KAMPALA, Uganda (AP) - When Martin Owor, a father of six, told his wife he was considering having a vasectomy, she told him it was out of the question. How would they live as husband and wife after his surgical sterilization?
But after a long conversation about growing up poor, the Ugandan man went ahead with a procedure that remains widely unpopular in sub-Saharan Africa, where misunderstandings are high.
To spur development, this East African country that has been a regional leader in tackling health challenges like AIDS now hopes to lower population growth. The issue is widespread in Africa, which faces a population boom even as other parts of the world see dropping birth rates. Over half of the global population growth between now and 2050 will take place in Africa, the United Nations says.
Sub-Saharan Africa, with some of the world’s most impoverished nations, will continue to be plagued by poverty unless governments reduce high fertility rates, development experts say.
Uganda has started recruiting “champion men” to speak publicly on television and elsewhere about vasectomies as a method of family planning. It has proven difficult.
Many men fear it leads to impotence. Some worry about being stigmatized. Others ask what might happen if, after a vasectomy, they lose all their children in some catastrophe.
“Many people think that when a man goes for a vasectomy he is not going to continue being a normal man,” said Owor, who runs a grocery store in eastern Uganda. “But there is no problem. My wife is very happy.”
Owor said he was compelled to have a vasectomy because he did not want his children to grow up hopelessly poor.
“My father had 12 children, so we never had a chance of having a quality education,” Owor said. “I needed a number that I would try to manage.”
Uganda’s population has ballooned from 17 million in 1990 to more than 41 million in 2016. It one of nine African countries in the world’s top 10 fastest-growing populations, according to U.N. figures.

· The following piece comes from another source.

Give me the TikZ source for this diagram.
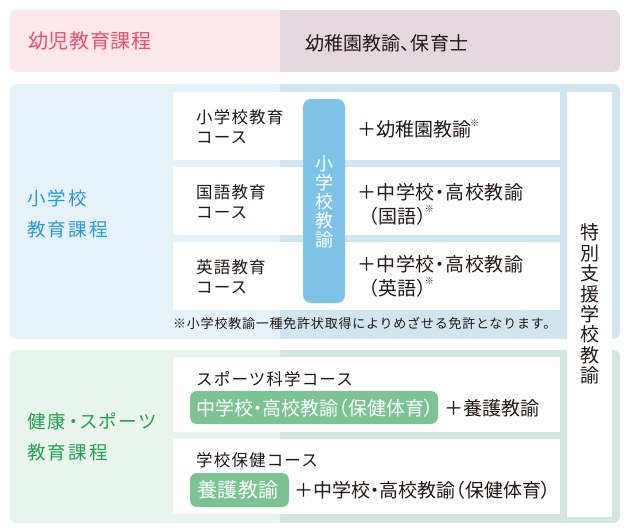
\documentclass[tikz,border=0pt]{standalone}
\usepackage{fontspec}
\setmainfont{Noto Sans CJK JP}
\newfontfamily\jpp[RawFeature=+palt]{Noto Sans CJK JP}
\definecolor{pinkbg}{HTML}{FCE8EA}
\definecolor{pinktx}{HTML}{E8516D}
\definecolor{graybg}{HTML}{E3D8DE}
\definecolor{bluelt}{HTML}{E5F2FA}
\definecolor{bluedk}{HTML}{CFE5EF}
\definecolor{bluebar}{HTML}{7DC3E7}
\definecolor{bluetx}{HTML}{2A9AD4}
\definecolor{greenlt}{HTML}{E8F4EC}
\definecolor{greendk}{HTML}{D3E7E0}
\definecolor{pill}{HTML}{7CC392}
\definecolor{greentx}{HTML}{22A050}
\definecolor{ink}{HTML}{231815}
\tikzset{
  txt/.style={anchor=west, inner sep=0pt, text=ink},
  head/.style={anchor=west, inner sep=0pt, align=left, font=\fontsize{18.5}{31}\selectfont\addfontfeatures{LetterSpace=12}},
  course/.style={anchor=west, inner sep=0pt, align=left, text=ink, font=\fontsize{16.5}{20}\selectfont\addfontfeatures{LetterSpace=7}},
  lic/.style={anchor=west, inner sep=0pt, align=left, text=ink, font=\fontsize{19}{24}\selectfont},
  whitebox/.style={fill=white, draw=none},
  pillbox/.style={fill=pill, rounded corners=7pt, draw=none},
}
\newcommand{\kome}{\raisebox{0.55em}{\fontsize{9}{9}\selectfont ※}}
\begin{document}
\begin{tikzpicture}[x=1pt,y=-1pt]
\useasboundingbox (0,0) rectangle (630,530);
% top bar
\begin{scope}
\clip[rounded corners=7pt] (10,10) rectangle (620,72);
\fill[pinkbg] (10,10) rectangle (280,72);
\fill[graybg] (280,10) rectangle (620,72);
\end{scope}
\node[anchor=west, inner sep=0pt, text=pinktx, font=\fontsize{20}{20}\selectfont\addfontfeatures{LetterSpace=3.5}] (yoji) at (28,41) {幼児教育課程};
\node[txt, font=\jpp\fontsize{19}{19}\selectfont\addfontfeatures{LetterSpace=1}] (yojilic) at (305,43) {幼稚園教諭、保育士};
% blue section
\begin{scope}
\clip[rounded corners=7pt] (10,84) rectangle (620,339);
\fill[bluelt] (10,84) rectangle (280,339);
\fill[bluedk] (280,84) rectangle (620,339);
\end{scope}
% green section
\begin{scope}
\clip[rounded corners=7pt] (10,350) rectangle (620,523);
\fill[greenlt] (10,350) rectangle (280,523);
\fill[greendk] (280,350) rectangle (620,523);
\end{scope}
% white boxes
\fill[whitebox] (173,92) rectangle (560,160);
\fill[whitebox] (173,167) rectangle (560,235);
\fill[whitebox] (173,242) rectangle (560,310);
\fill[whitebox] (173,357) rectangle (560,432);
\fill[whitebox] (173,439) rectangle (560,514);
\fill[whitebox] (567,92) rectangle (612,517);
% blue bar
\fill[bluebar, rounded corners=8pt] (303,99) rectangle (345,303);
\node[inner sep=0pt, align=center, text=white, font=\fontsize{18}{19}\selectfont] (shokyo) at (324,202) {小\\学\\校\\教\\諭};
% special support
\node[inner sep=0pt, align=center, text=ink, font=\fontsize{19}{20.4}\selectfont] (tokubetsu) at (590,304) {特\\別\\支\\援\\学\\校\\教\\諭};
% blue headings
\node[head, text=bluetx] (shohead) at (27,213.5) {小学校\\教育課程};
% courses
\node[course] (c1) at (196,127) {小学校教育\\コース};
\node[course] (c2) at (196,201.5) {国語教育\\コース};
\node[course] (c3) at (196,277) {英語教育\\コース};
\node[lic] (l1) at (357,129) {＋幼稚園教諭\kern-1pt\kome};
\node[lic, font=\jpp\fontsize{19}{24}\selectfont\addfontfeatures{LetterSpace=3}] (l2) at (357,204) {＋中学校・高校教諭\\\kern11pt（国語）\kern-2pt\kome};
\node[lic, font=\jpp\fontsize{19}{24}\selectfont\addfontfeatures{LetterSpace=3}] (l3) at (357,276) {＋中学校・高校教諭\\\kern11pt（英語）\kern-2pt\kome};
\node[txt, font=\fontsize{13}{13}\selectfont\addfontfeatures{LetterSpace=6}] (note) at (173,323) {※小学校教諭一種免許状取得によりめざせる免許となります。};
% green headings
\node[head, text=greentx, font=\jpp\fontsize{18.5}{31}\selectfont\addfontfeatures{LetterSpace=12}] (kenhead) at (27,436.5) {健康・スポーツ\\教育課程};
\node[course] (c4) at (196,379) {スポーツ科学コース};
\node[course] (c5) at (196,460) {学校保健コース};
\fill[pillbox] (190,391) rectangle (438,424);
\node[anchor=west, inner sep=0pt, text=white, font=\jpp\fontsize{19}{19}\selectfont] (p1) at (196,408) {中学校・高校教諭（保健体育）};
\node[txt, font=\jpp\fontsize{19}{19}\selectfont] (l4) at (444,408) {＋養護教諭};
\fill[pillbox] (190,473) rectangle (289,507);
\node[anchor=west, inner sep=0pt, text=white, font=\fontsize{20}{20}\selectfont\addfontfeatures{LetterSpace=3}] (p2) at (197,490) {養護教諭};
\node[txt, font=\jpp\fontsize{19}{19}\selectfont] (l5) at (294,490) {＋中学校・高校教諭（保健体育）};
\end{tikzpicture}
\end{document}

Only 35 percent of married women in Uganda use modern methods of contraception, according to government statistics. Abortion is illegal in Uganda, except to save the mother’s life.
Although Uganda’s fertility rate dropped from 6.9 births per woman in 2001 to 5.4 today, officials say a desirable rate is four births per woman.
As “champion men” speak out, the government is working to increase male involvement in family planning as a way to meet that goal.
“We can’t coerce them, because family planning is voluntary and is supposed to be based on human rights, and we want to keep on engaging them,” said Placid Mihayo, an assistant government commissioner in charge of sexual and reproductive health.
Uganda’s openness recalls its public campaigns against the AIDS epidemic in the 1990s, when many African countries, including Kenya and South Africa, did not fully acknowledge the crisis.
“Uganda has done extremely well,” said Alain Sibenaler, the U.N. Population Fund representative in Uganda, whose office has been working closely with the government on family planning options. “The total fertility rate has dropped in a very short time.”
Uganda remains one of the world’s poorest countries, with a per capita income of $615, according to World Bank data. The situation is dire in rural areas, where health facilities often lack basic medicines and many children drop out of school.
Some warn that the country won’t come close to meeting its ambitious development targets - achieving lower-middle-income status by 2040 - without wider use of birth control.
“If you produce 100 children and create only two jobs in that period, so where are the other 98 going to get jobs?” asked Sam Mwandara, project coordinator for Reproductive Health Uganda, a U.N.-supported group. “The population is expanding so fast in relation to land, jobs, education and health. So it’s alarming.”
Vasectomies are still a small part of Uganda’s effort. Each month two or three of the procedures are performed at a clinic run by Reproductive Health Uganda in the capital, Kampala, said Dr. Kenneth Buyinza, an expert on reproductive health. The vasectomy costs about $13, which Buyinza said is affordable to most Ugandans. The price is $50 or more at some private facilities.
The organization also distributes millions of free condoms each year in a country where their use has become widespread.
“When it comes to the permanent methods of family planning we are still on the low side,” Buyinza said of vasectomies, though the organization tries to spread the word that of all the modern family planning methods the procedure has the fewest side effects, if any.
“The uptake of vasectomy, much as it offers the best option in terms of lifetime birth control, it is still not yet easy to sell.”